1. Linear Math

questions 1: the three vectors x, y, z have real-valued components and form the sides of a triangle. Prove the Law of Cosines for these vectors, i.e...that

|z|^2 = |x|^2 + |y|^2 - 2*x*y = |x|^2 + |y|^2 - 2*x*y*cos(theta)

where theta is the angle between vectors x and y. (can be using scalar product to solve)

question 2: Let vector x = (1,1,0,0), y = (-1,1,0,0), z = ( 0,0, 1,1), t = (0,0,-1,1). Show that these vectors are linearly independent. Therefore, any subset of them is linearly independent. Discuss the space spanned by each pair of the vectors.

anyone can help ?

2. 1)
|z|^2 = |x|^2 + |y|^2 - 2|x||y|cos(theta)

Start from the following facts:
$\displaystyle |z|^2 = z \bullet z$ (definition)
$\displaystyle z = x-y$ (since the vectors make a triangle)

2) Show that ax+by+cz+dt = (0,0,0,0) if and only if a=b=c=d=0. This is done by showing that the system of simultaneous equations has only this solution. You will discover this if you solve the system in the normal way.

3. well, as you said I can read my notes.
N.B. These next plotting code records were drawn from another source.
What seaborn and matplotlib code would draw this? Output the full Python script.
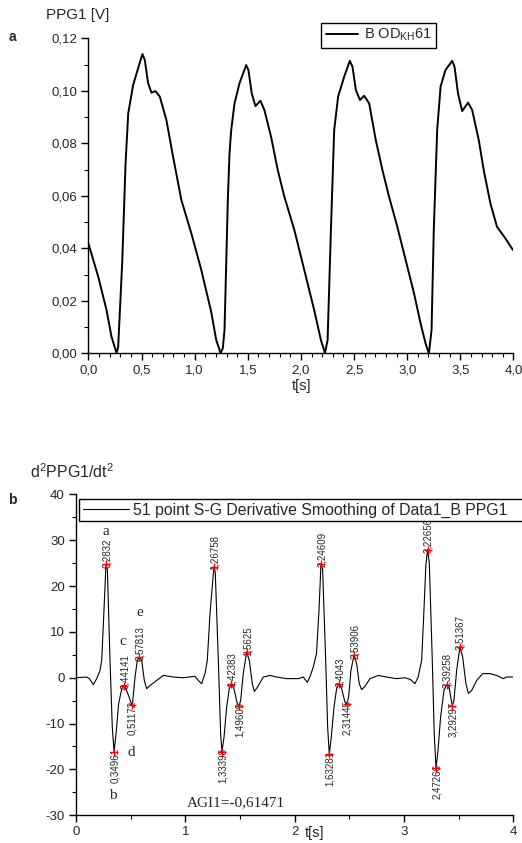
import matplotlib
matplotlib.use("Agg")
import matplotlib.pyplot as plt
import seaborn as sns
import pandas as pd
from matplotlib.ticker import MultipleLocator, FuncFormatter

# --- dane ---
# (a) sygnal PPG1 [V]
ppg_t = [0.000, 0.093, 0.171, 0.218, 0.265, 0.280, 0.318, 0.350, 0.375, 0.421, 0.468, 0.509,
         0.531, 0.562, 0.594, 0.631, 0.672, 0.734, 0.797, 0.875, 0.969, 1.063, 1.156, 1.203,
         1.244, 1.265, 1.281, 1.313, 1.328, 1.344, 1.375, 1.422, 1.485, 1.506, 1.537, 1.572,
         1.619, 1.656, 1.719, 1.782, 1.844, 1.938, 2.032, 2.125, 2.188, 2.226, 2.251, 2.282,
         2.313, 2.350, 2.407, 2.460, 2.485, 2.517, 2.555, 2.595, 2.642, 2.704, 2.767, 2.829,
         2.907, 2.986, 3.064, 3.126, 3.173, 3.204, 3.229, 3.250, 3.282, 3.314, 3.360, 3.423,
         3.445, 3.478, 3.517, 3.573, 3.611, 3.673, 3.720, 3.783, 3.845, 3.924, 3.995]
ppg_v = [0.0419, 0.0292, 0.0165, 0.0063, 0.0002, 0.0023, 0.0343, 0.0724, 0.0914, 0.1022, 0.1086, 0.1140,
         0.1117, 0.1029, 0.0993, 0.0999, 0.0978, 0.0889, 0.0749, 0.0584, 0.0457, 0.0317, 0.0158, 0.0051,
         0.0002, 0.0020, 0.0089, 0.0597, 0.0762, 0.0851, 0.0952, 0.1029, 0.1098, 0.1079, 0.0990, 0.0942,
         0.0962, 0.0927, 0.0825, 0.0698, 0.0597, 0.0470, 0.0317, 0.0165, 0.0051, 0.0002, 0.0051, 0.0470,
         0.0851, 0.0978, 0.1054, 0.1114, 0.1092, 0.1003, 0.0965, 0.0981, 0.0952, 0.0813, 0.0698, 0.0597,
         0.0482, 0.0355, 0.0229, 0.0114, 0.0038, 0.0000, 0.0089, 0.0470, 0.0851, 0.1016, 0.1079, 0.1114,
         0.1092, 0.0990, 0.0923, 0.0955, 0.0927, 0.0813, 0.0698, 0.0571, 0.0482, 0.0438, 0.0394]

# (b) druga pochodna
d2_t = [0.000, 0.098, 0.122, 0.159, 0.189, 0.220, 0.235, 0.256, 0.274, 0.287, 0.311, 0.332,
        0.348, 0.366, 0.390, 0.418, 0.439, 0.463, 0.490, 0.509, 0.518, 0.540, 0.561, 0.579,
        0.601, 0.625, 0.646, 0.677, 0.738, 0.799, 0.890, 0.980, 1.088, 1.119, 1.149, 1.180,
        1.201, 1.226, 1.262, 1.274, 1.302, 1.323, 1.335, 1.354, 1.378, 1.402, 1.421, 1.445,
        1.476, 1.491, 1.506, 1.530, 1.561, 1.585, 1.613, 1.631, 1.659, 1.713, 1.774, 1.835,
        1.927, 2.034, 2.079, 2.116, 2.140, 2.170, 2.200, 2.223, 2.241, 2.256, 2.284, 2.302,
        2.317, 2.335, 2.360, 2.384, 2.405, 2.430, 2.460, 2.476, 2.494, 2.515, 2.543, 2.567,
        2.591, 2.613, 2.643, 2.689, 2.765, 2.841, 2.933, 3.009, 3.061, 3.100, 3.130, 3.162,
        3.183, 3.200, 3.216, 3.232, 3.259, 3.277, 3.293, 3.311, 3.335, 3.366, 3.390, 3.415,
        3.442, 3.457, 3.482, 3.512, 3.537, 3.567, 3.589, 3.619, 3.665, 3.720, 3.787, 3.848,
        3.909, 3.939, 4.000]
d2_v = [0.0, 0.15, -0.2, -1.5, -0.2, 1.6, 3.8, 14.8, 24.7, 23.6, 3.8, -10.8,
        -16.1, -12.3, -5.7, -2.4, -1.7, -2.8, -4.5, -5.9, -5.3, 0.15, 3.8, 4.5,
        3.8, -0.6, -2.4, -1.7, -0.6, 0.5, 0.15, 0.0, 0.3, -0.6, -1.3, 0.9,
        3.8, 14.1, 24.2, 22.9, 3.8, -12.3, -16.1, -13.0, -6.4, -2.4, -1.3, -2.4,
        -5.7, -6.1, -5.0, 0.9, 5.6, 3.8, -1.3, -3.0, -2.1, 0.15, 0.5, 0.15,
        -0.2, -0.2, 0.15, -1.0, 0.2, 2.3, 5.3, 14.8, 24.9, 23.6, 3.8, -10.8,
        -16.7, -13.0, -6.4, -2.4, -1.3, -2.4, -5.3, -5.7, -4.2, 1.6, 4.9, 3.1,
        -1.3, -2.6, -1.9, -0.2, 0.5, 0.15, -0.2, 0.0, -0.4, -1.3, 0.15, 3.8,
        14.8, 24.5, 27.9, 25.0, 3.8, -12.3, -19.6, -16.0, -8.6, -2.8, -1.5, -2.4,
        -6.1, -5.0, 1.6, 6.7, 4.5, -1.3, -3.4, -2.8, -0.6, 0.9, 0.9, 0.5,
        -0.2, 0.15, 0.15]

# punkty charakterystyczne a-e (czerwone krzyzyki)
mk_t = [0.274, 0.348, 0.439, 0.509, 0.579,
        1.262, 1.335, 1.421, 1.491, 1.561,
        2.241, 2.317, 2.405, 2.476, 2.543,
        3.216, 3.293, 3.390, 3.442, 3.512]
mk_v = [24.7, -16.1, -1.7, -5.9, 4.5,
        24.2, -16.1, -1.3, -6.1, 5.6,
        24.9, -16.7, -1.3, -5.7, 4.9,
        27.9, -19.6, -1.5, -6.1, 6.7]
mk_labels = ["0,2832", "0,34961", "0,44141", "0,51172", "0,57813",
             "1,26758", "1,33398", "1,42383", "1,49609", "1,5625",
             "2,24609", "1,63281", "2,4043", "2,31445", "2,53906",
             "3,22656", "2,47266", "3,39258", "3,29297", "3,51367"]
mk_peak = [True, False, True, False, True] * 4

df_ppg = pd.DataFrame({"t": ppg_t, "v": ppg_v})
df_d2 = pd.DataFrame({"t": d2_t, "v": d2_v})
df_mk = pd.DataFrame({"t": mk_t, "v": mk_v})

sns.set_theme(style="ticks")
plt.rcParams["font.family"] = ["Liberation Sans", "DejaVu Sans"]
plt.rcParams["mathtext.default"] = "regular"

fig = plt.figure(figsize=(5.22, 8.43), dpi=100)
ax1 = fig.add_axes([0.1693, 0.5807, 0.8144, 0.3739])
ax2 = fig.add_axes([0.1456, 0.0329, 0.8377, 0.3807])

comma = lambda fmt: FuncFormatter(lambda x, p: fmt.format(x).replace(".", ","))

# ---- panel a ----
sns.lineplot(data=df_ppg, x="t", y="v", ax=ax1, color="black", lw=1.4,
             estimator=None, sort=False, label="B OD$_{KH}$61")
ax1.set_xlim(0, 4)
ax1.set_ylim(0, 0.12)
ax1.xaxis.set_major_locator(MultipleLocator(0.5))
ax1.xaxis.set_minor_locator(MultipleLocator(0.1))
ax1.yaxis.set_major_locator(MultipleLocator(0.02))
ax1.yaxis.set_minor_locator(MultipleLocator(0.01))
ax1.xaxis.set_major_formatter(comma("{:.1f}"))
ax1.yaxis.set_major_formatter(comma("{:.2f}"))
ax1.set_xlabel("")
ax1.set_ylabel("")
ax1.legend(loc="upper left", bbox_to_anchor=(0.6155, 0.9731), bbox_transform=fig.transFigure,
           fancybox=False, edgecolor="black", framealpha=1, fontsize=10.5,
           handlelength=2.2, handletextpad=0.4, borderpad=0.3, borderaxespad=0)

# ---- panel b ----
sns.lineplot(data=df_d2, x="t", y="v", ax=ax2, color="black", lw=0.8,
             estimator=None, sort=False,
             label="51 point S-G Derivative Smoothing of Data1_B PPG1")
sns.scatterplot(data=df_mk, x="t", y="v", ax=ax2, marker="+", color="red",
                s=40, linewidth=1, zorder=4, legend=False)
for t, v, lab, pk in zip(mk_t, mk_v, mk_labels, mk_peak):
    ax2.annotate(lab, (t, v), xytext=(0.5, -2.5 if pk else 2.5), textcoords="offset points",
                 rotation=90, ha="center", va="bottom" if pk else "top", fontsize=7)

ax2.set_xlim(0, 4)
ax2.set_ylim(-30, 40)
ax2.xaxis.set_major_locator(MultipleLocator(1))
ax2.xaxis.set_minor_locator(MultipleLocator(0.5))
ax2.yaxis.set_major_locator(MultipleLocator(10))
ax2.yaxis.set_minor_locator(MultipleLocator(5))
ax2.xaxis.set_major_formatter(comma("{:.0f}"))
ax2.yaxis.set_major_formatter(comma("{:.0f}"))
ax2.set_xlabel("")
ax2.set_ylabel("")
# ramka legendy wychodzi poza prawa krawedz rysunku (jak w oryginale)
leg2 = ax2.legend(loc="upper left", bbox_to_anchor=(0.1519, 0.30, 0.90, 0.1077),
                  bbox_transform=fig.transFigure, mode="expand",
                  fancybox=False, edgecolor="black", framealpha=1, fontsize=11.4,
                  handlelength=2.9, handletextpad=0.3, borderpad=0.22, borderaxespad=0)
leg2.set_zorder(10)

serif = ["Liberation Serif", "DejaVu Serif"]
for txt, x, y in [("a", 0.274, 31.9), ("b", 0.336, -25.6), ("c", 0.427, 7.8),
                  ("d", 0.503, -16.4), ("e", 0.586, 14.2)]:
    ax2.text(x, y, txt, family=serif, fontsize=11, ha="center", va="center")
ax2.text(1.464, -27.3, "AGI1=-0,61471", family=serif, fontsize=11, ha="center", va="center")

for ax in (ax1, ax2):
    sns.despine(ax=ax)
    for s in ("left", "bottom"):
        ax.spines[s].set_color("black")
        ax.spines[s].set_linewidth(1.0)
    ax.tick_params(which="major", direction="out", length=5, width=1, labelsize=9.5, pad=3,
                   color="black")
    ax.tick_params(which="minor", direction="out", length=3, width=0.8, color="black")

fig.text(302 / 522, 1 - 386 / 843, "t[s]", ha="center", va="center", fontsize=10.5)
fig.text(315 / 522, 1 - 833 / 843, "t[s]", ha="center", va="center", fontsize=10.5)
fig.text(46 / 522, 1 - 15 / 843, "PPG1 [V]", ha="left", va="center", fontsize=11)
fig.text(30 / 522, 1 - 472 / 843, "d$^2$PPG1/dt$^2$", ha="left", va="center", fontsize=11.5)
fig.text(12 / 522, 1 - 37 / 843, "a", ha="center", va="center", fontsize=10, fontweight="bold")
fig.text(12 / 522, 1 - 500 / 843, "b", ha="center", va="center", fontsize=10, fontweight="bold")

fig.savefig("out.png", dpi=100)
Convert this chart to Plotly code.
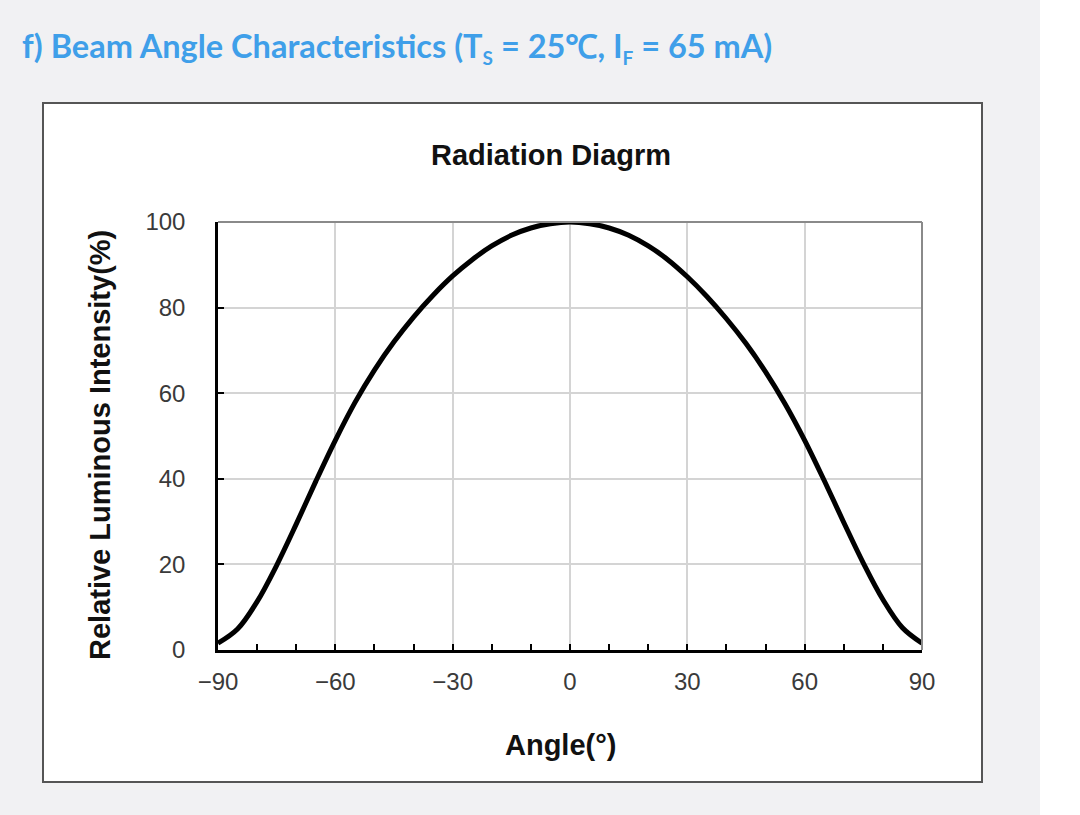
import plotly.graph_objects as go

angles = [-90, -85, -80, -75, -70, -65, -60, -55, -50, -45, -40, -35, -30, -25, -20, -15, -10, -5,
          0, 5, 10, 15, 20, 25, 30, 35, 40, 45, 50, 55, 60, 65, 70, 75, 80, 85, 90]
intensity = [1.6, 4.9, 11.3, 19.8, 29.4, 39.4, 49.0, 57.8, 65.4, 72.0, 77.8, 82.9, 87.4, 91.2, 94.4, 96.9, 98.6, 99.6,
             100.0, 99.6, 98.6, 96.9, 94.4, 91.2, 87.2, 82.6, 77.4, 71.6, 65.0, 57.5, 49.0, 39.6, 29.8, 20.3, 11.8, 5.2, 1.6]

x_ticks = [-90, -60, -30, 0, 30, 60, 90]
y_ticks = [0, 20, 40, 60, 80, 100]

page_title = ("f) Beam Angle Characteristics (T<sub><span style='font-size:19px'>S</span></sub> = 25℃, "
              "I<sub><span style='font-size:19px'>F</span></sub> = 65 mA)")
chart_title = "Radiation Diagrm"
x_title = "Angle(°)"
y_title = "Relative Luminous Intensity(%)"

W, H = 1080, 815
L, R, T, B = 218, 158, 222, 165
PW, PH = W - L - R, H - T - B


def px(x):
    return (x - L) / PW


def py(y):
    return (H - B - y) / PH


fig = go.Figure()
fig.add_trace(go.Scatter(x=angles, y=intensity, mode="lines",
                         line=dict(color="black", width=5, shape="spline", smoothing=1.0),
                         hoverinfo="skip", showlegend=False, cliponaxis=False))

tick_font = dict(family="Liberation Sans", size=24, color="#3a3a3a")
fig.update_xaxes(range=[-90, 90], tickvals=x_ticks, ticks="inside", ticklen=6, tickwidth=1.5,
                 tickcolor="black", showgrid=True, gridcolor="#d4d4d4", gridwidth=1.5,
                 zeroline=False, showline=True, linecolor="black", linewidth=2.5,
                 tickfont=tick_font, ticklabelstandoff=8,
                 minor=dict(dtick=10, tick0=-90, ticks="inside", ticklen=6, tickwidth=1.5,
                            tickcolor="black", showgrid=False))
fig.update_yaxes(range=[0, 100], tickvals=y_ticks, ticks="inside", ticklen=6, tickwidth=1.5,
                 tickcolor="black", showgrid=True, gridcolor="#d4d4d4", gridwidth=1.5,
                 zeroline=False, showline=True, linecolor="black", linewidth=2.5,
                 tickfont=tick_font, ticklabelstandoff=25)

shapes = [
    dict(type="rect", xref="paper", yref="paper", x0=px(43), x1=px(982), y0=py(103), y1=py(782),
         fillcolor="white", line=dict(color="#555555", width=2), layer="below"),
    dict(type="rect", xref="paper", yref="paper", x0=px(1040), x1=px(1085), y0=py(-5), y1=py(820),
         fillcolor="white", line=dict(width=0), layer="below"),
    dict(type="line", xref="paper", yref="paper", x0=0, x1=1, y0=1, y1=1,
         line=dict(color="#8a8a8a", width=2), layer="above"),
    dict(type="line", xref="paper", yref="paper", x0=1, x1=1, y0=0, y1=1,
         line=dict(color="#8a8a8a", width=2), layer="above"),
]

annotations = [
    dict(text=page_title, xref="paper", yref="paper", x=px(20), y=py(47), xanchor="left", yanchor="middle",
         showarrow=False, font=dict(family="Lato", size=32.5, color="#3f9fe9", weight="bold")),
    dict(text="<b>" + chart_title + "</b>", xref="paper", yref="paper", x=px(551), y=py(155),
         xanchor="center", yanchor="middle", showarrow=False,
         font=dict(family="Liberation Sans", size=29, color="#111111")),
    dict(text="<b>" + x_title + "</b>", xref="paper", yref="paper", x=px(560), y=py(745),
         xanchor="center", yanchor="middle", showarrow=False,
         font=dict(family="Liberation Sans", size=29, color="#111111")),
    dict(text="<b>" + y_title + "</b>", xref="paper", yref="paper", x=px(100), y=py(445),
         xanchor="center", yanchor="middle", showarrow=False, textangle=-90,
         font=dict(family="Liberation Sans", size=29, color="#111111")),
]

fig.update_layout(width=W, height=H, autosize=False,
                  margin=dict(l=L, r=R, t=T, b=B, pad=0),
                  paper_bgcolor="#f1f1f3", plot_bgcolor="white",
                  shapes=shapes, annotations=annotations, showlegend=False)

fig.write_html("out.html")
I just haven't seen any example of show vectors are linearly independent ( 4 vectors)

4. Originally Posted by linearmath
question 2: Let vector x = (1,1,0,0), y = (-1,1,0,0), z = ( 0,0, 1,1), t = (0,0,-1,1). Show that these vectors are linearly independent. Therefore, any subset of them is linearly independent. Discuss the space spanned by each pair of the vectors.
A set of vectors is linearly dependent if you can construct at least one member of the subset by a linear combination of the remaining vectors.

So your question becomes four questions of the type:
$\displaystyle x = ay + bz + ct$

If no solution other than a = b = c = 0 exists then x is linearly independent from the rest. To prove that the whole set is linearly independent you have to do this for y, z, and t as well.

-Dan

5. If no solution other than a = b = c = 0 exists then x is linearly independent from the rest.
If a = b = c = 0 is a solution then x = (0,0,0,0). My textbook says that any set containing this is considered linearly dependent. I think this is needed to keep all bases the same size? or maybe conventions differ?